27 September, 2012

Review: Haven by Kay Hooper

Let's face it, the Bishop / SCU series is played out. I think Hooper knows it too, which explains why Haven reads like a reboot. From the cover art to the content, the series is positioned as light horror / suspense instead of light paranormal romantic suspense. I kind of enjoyed Haven, it was an easy read. There was some third wall stuff going on when one character remarks that they seem to spend a surprising amount of time in small towns with sordid serial killer secrets at their heart. (As a city girl I've never found small towns anything but forebodingly creepy but I too must acknowledge the concept is getting tiresome.)

There's something unfinished about Haven, a feeling that it's still in progress. When you get to the final pages Hooper offers a cast of characters listing abilities and earlier book appearances. Except the previous book appearances are listed for only one character. This is the sort of meticulous (non) attention to detail that sends Haven skidding off the rails for me. Don't get me wrong, I'm glad the TSTL characters are, um, TSTL and therefore die. I appreciate Hooper trying to set up something fresh with her popular paranormal FBI crew but it feels a little Friends of Superdog to me. I don't want to cut back and forth between characters I've liked to establish that these characters belong with them. If the romantic element is removed then I want to read about core characters solving crimes. Develop their lives, move them forward. Don't relegate them to side roles where they act concerned and offer explanatory speeches to new readers. (This is what derailed Iris Johansen's Eve Duncan series long before the atrocity of Bonnie.)

Haven has twin sisters who aren't twins. They're just identical siblings. One is the light, one is the dark, both are low level psychics with something very bad in their past. I found the hidden event completely plausible but everything stemming from it irritatingly absurd. (Without spoiling the book, we will just say my buy in on that aspect was 0%.) There's a bad guy preying on the town and with only three main male characters figuring out who it is isn't exactly a challenge. Your choices are Red Herring or Absurdly Easy To Spot. What isn't clear is why AETS is the freak he is. Either Hooper is planning on breaking out her undying evil force plot from an earlier book (I dearly hope not) or she forgot that most suspense books end up giving the killer's motivations. Generally, it goes beyond I Hate Chicks. Sure, not always. Most of the time, though.

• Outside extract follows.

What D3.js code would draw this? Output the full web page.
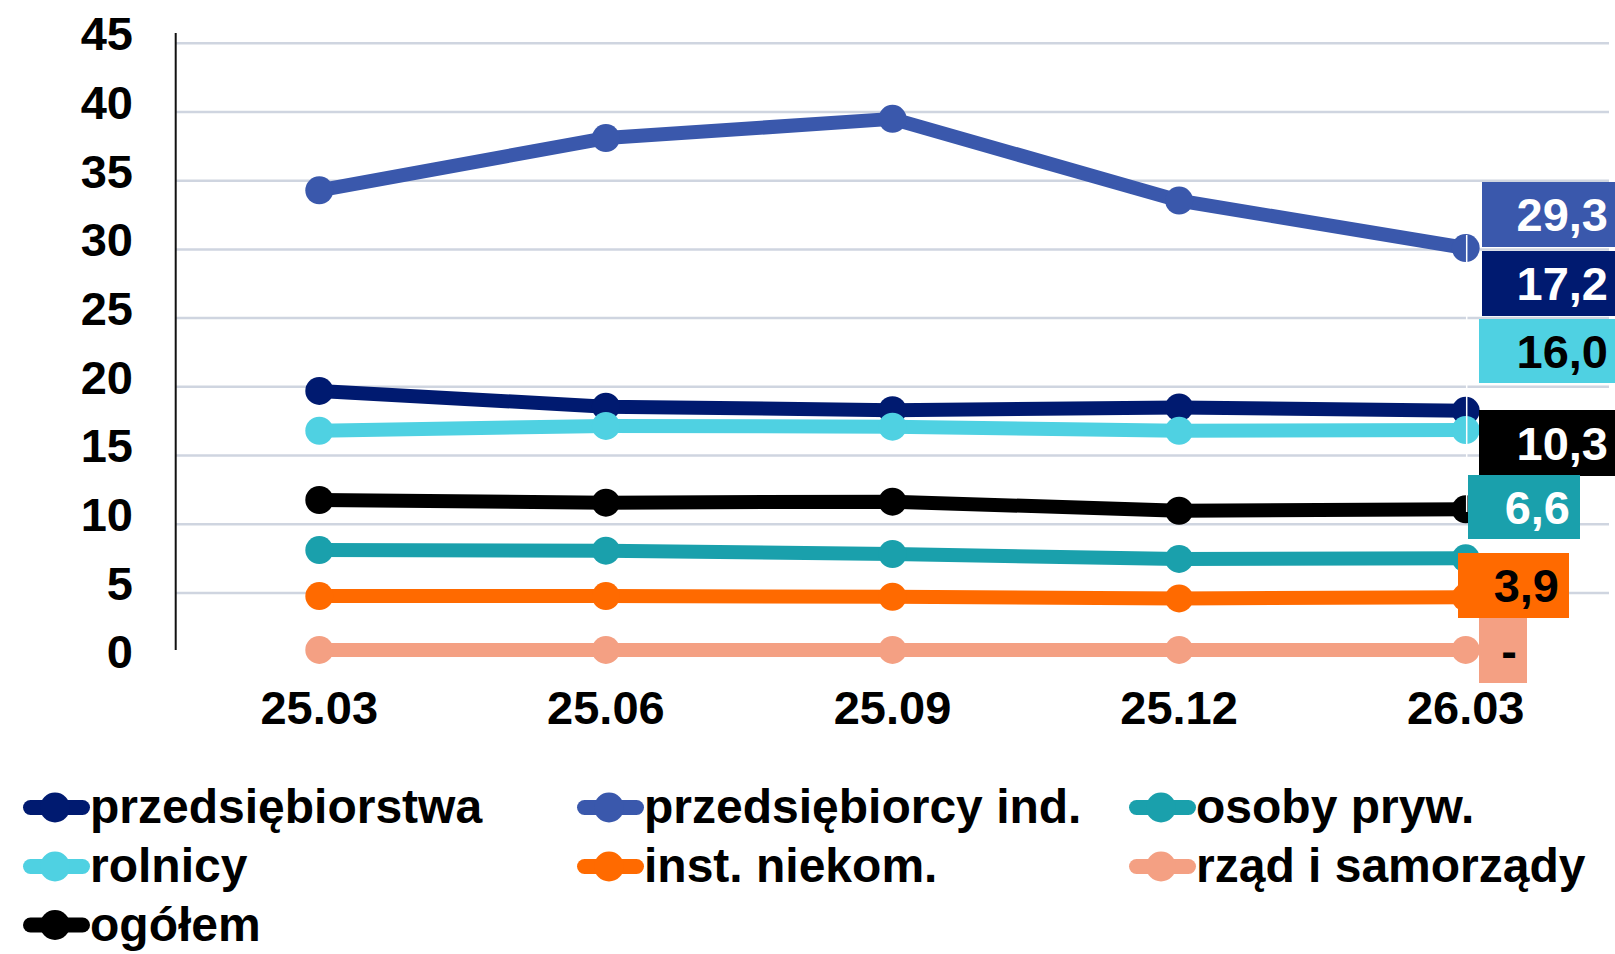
<!DOCTYPE html>
<html>
<head>
<meta charset="utf-8">
<script src="https://cdn.jsdelivr.net/npm/d3@7"></script>
<style>
  html, body { margin: 0; padding: 0; background: #fff; }
  svg { display: block; font-family: "Liberation Sans", Arial, sans-serif; font-weight: bold; }
</style>
</head>
<body>
<svg id="chart" width="1615" height="954"></svg>
<script>
// ---- data ----
const categories = ["25.03", "25.06", "25.09", "25.12", "26.03"];
const yTicks = [0, 5, 10, 15, 20, 25, 30, 35, 40, 45];

const seriesNames = ["przedsiębiorstwa", "przedsiębiorcy ind.", "osoby pryw.", "rolnicy", "inst. niekom.", "rząd i samorządy", "ogółem"];
const przedsiebiorstwa   = [19.7, 18.55, 18.3, 18.5, 18.25];
const przedsiebiorcyInd  = [34.3, 38.1, 39.5, 33.55, 30.1];
const osobyPryw          = [8.12, 8.07, 7.83, 7.47, 7.52];
const rolnicy            = [16.8, 17.15, 17.1, 16.8, 16.85];
const instNiekom         = [4.77, 4.77, 4.72, 4.6, 4.68];
const rzad               = [0.85, 0.85, 0.85, 0.85, 0.85];
const ogolem             = [11.76, 11.57, 11.64, 10.98, 11.08];

// end-of-line value labels (as printed on the chart)
const endLabels = ["29,3", "17,2", "16,0", "10,3", "6,6", "3,9", "-"];

// ---- styles / layout ----
const colors = ["#001a70", "#3a58ac", "#1aa0ac", "#4fd1e2", "#ff6a00", "#f4a083", "#000000"];
const seriesValues = [przedsiebiorstwa, przedsiebiorcyInd, osobyPryw, rolnicy, instNiekom, rzad, ogolem];

// label boxes (order of endLabels): fill, text colour, box extents
const endLabelStyle = [
  {fill: "#3a58ac", text: "#fff", x0: 1482, x1: 1615, y0: 182, y1: 247},
  {fill: "#001a70", text: "#fff", x0: 1482, x1: 1615, y0: 251, y1: 316},
  {fill: "#4fd1e2", text: "#000", x0: 1479, x1: 1615, y0: 319, y1: 383},
  {fill: "#000000", text: "#fff", x0: 1479, x1: 1615, y0: 410, y1: 476},
  {fill: "#1aa0ac", text: "#fff", x0: 1468, x1: 1580, y0: 475, y1: 539},
  {fill: "#ff6a00", text: "#000", x0: 1458, x1: 1569, y0: 553, y1: 618},
  {fill: "#f4a083", text: "#000", x0: 1479, x1: 1527, y0: 618, y1: 683}
];

const svg = d3.select("#chart");

const x = d3.scalePoint().domain(categories).range([176, 1609]).padding(0.5);
const y = d3.scaleLinear().domain([0, 45]).range([661.6, 43.3]);

// gridlines
svg.append("g").selectAll("line")
  .data(yTicks.filter(d => d > 0))
  .join("line")
  .attr("x1", 176).attr("x2", 1609)
  .attr("y1", d => y(d)).attr("y2", d => y(d))
  .attr("stroke", "#cfd5e0").attr("stroke-width", 2.5);

// y axis line
svg.append("line")
  .attr("x1", 175.7).attr("x2", 175.7)
  .attr("y1", 33).attr("y2", 650)
  .attr("stroke", "#111").attr("stroke-width", 2);

// y tick labels
svg.append("g").selectAll("text")
  .data(yTicks)
  .join("text")
  .attr("x", 133)
  .attr("y", d => y(d) + 6.8)
  .attr("text-anchor", "end")
  .attr("font-size", 47)
  .attr("fill", "#000")
  .text(d => d);

// x tick labels
svg.append("g").selectAll("text")
  .data(categories)
  .join("text")
  .attr("x", d => x(d))
  .attr("y", 724)
  .attr("text-anchor", "middle")
  .attr("font-size", 47)
  .attr("fill", "#000")
  .text(d => d);

// lines
const line = d3.line().x((d, i) => x(categories[i])).y(d => y(d));
const gLines = svg.append("g");
seriesValues.forEach((vals, si) => {
  const g = gLines.append("g");
  g.append("path")
    .attr("d", line(vals))
    .attr("fill", "none")
    .attr("stroke", colors[si])
    .attr("stroke-width", 14)
    .attr("stroke-linejoin", "round");
  g.selectAll("circle")
    .data(vals)
    .join("circle")
    .attr("cx", (d, i) => x(categories[i]))
    .attr("cy", d => y(d))
    .attr("r", 14)
    .attr("fill", colors[si]);
});

// thin white leader line through last points
svg.append("line")
  .attr("x1", x(categories[4]) + 1).attr("x2", x(categories[4]) + 1)
  .attr("y1", 235).attr("y2", 512)
  .attr("stroke", "#fff").attr("stroke-width", 1.5);

// end labels
const gLab = svg.append("g");
endLabels.forEach((t, i) => {
  const s = endLabelStyle[i];
  gLab.append("rect")
    .attr("x", s.x0).attr("y", s.y0)
    .attr("width", s.x1 - s.x0).attr("height", s.y1 - s.y0)
    .attr("fill", s.fill);
  gLab.append("text")
    .attr("x", Math.min(s.x1, 1615) - (s.x1 >= 1615 ? 7 : 10))
    .attr("y", (s.y0 + s.y1) / 2 + 16.8)
    .attr("text-anchor", "end")
    .attr("font-size", 47)
    .attr("fill", s.text)
    .text(t);
});

// legend
const legendOrder = [0, 1, 2, 3, 4, 5, 6];
const colX = [23, 577, 1129];
const rowY = [807.5, 866.5, 925];
const gLeg = svg.append("g");
legendOrder.forEach((si, k) => {
  const cx = colX[k % 3], cy = rowY[Math.floor(k / 3)];
  const g = gLeg.append("g").attr("transform", `translate(${cx},${cy})`);
  g.append("line")
    .attr("x1", 7.5).attr("x2", 59.5).attr("y1", 0).attr("y2", 0)
    .attr("stroke", colors[si]).attr("stroke-width", 15).attr("stroke-linecap", "round");
  g.append("circle").attr("cx", 32).attr("cy", 0).attr("r", 15).attr("fill", colors[si]);
  g.append("text")
    .attr("x", 67).attr("y", 15.5)
    .attr("font-size", 48)
    .attr("fill", "#000")
    .text(seriesNames[si]);
});
</script>
</body>
</html>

So, there's no romance. There's no suspense. There is light horror and a body count, plus a large dose of victimized girls in abject terror. The psychics are pretty useless, except when they need a sudden burst moving the plot along. The complacency of AETS is inexplicable, as is his agitation when the missing sister returns home. There's no payoff in the long lost family angle either. Emma greets Jesse back like she went out for milk but had to go to the store across town. There's no heat in Haven, not of anger or of love. It's a smooth ride to the finish, enjoyable and easily forgotten. As a library read, a waiting room book or a beach burner it's fine. Haven is truly average. Which makes me sad. I like Kay Hooper. I like her way with paranormals. I wish she'd either get over this series or rethink the light horror focus. I am bone tired of reading about mutilated women, I need something else to hang my hat on if we're going to insist on writing about them.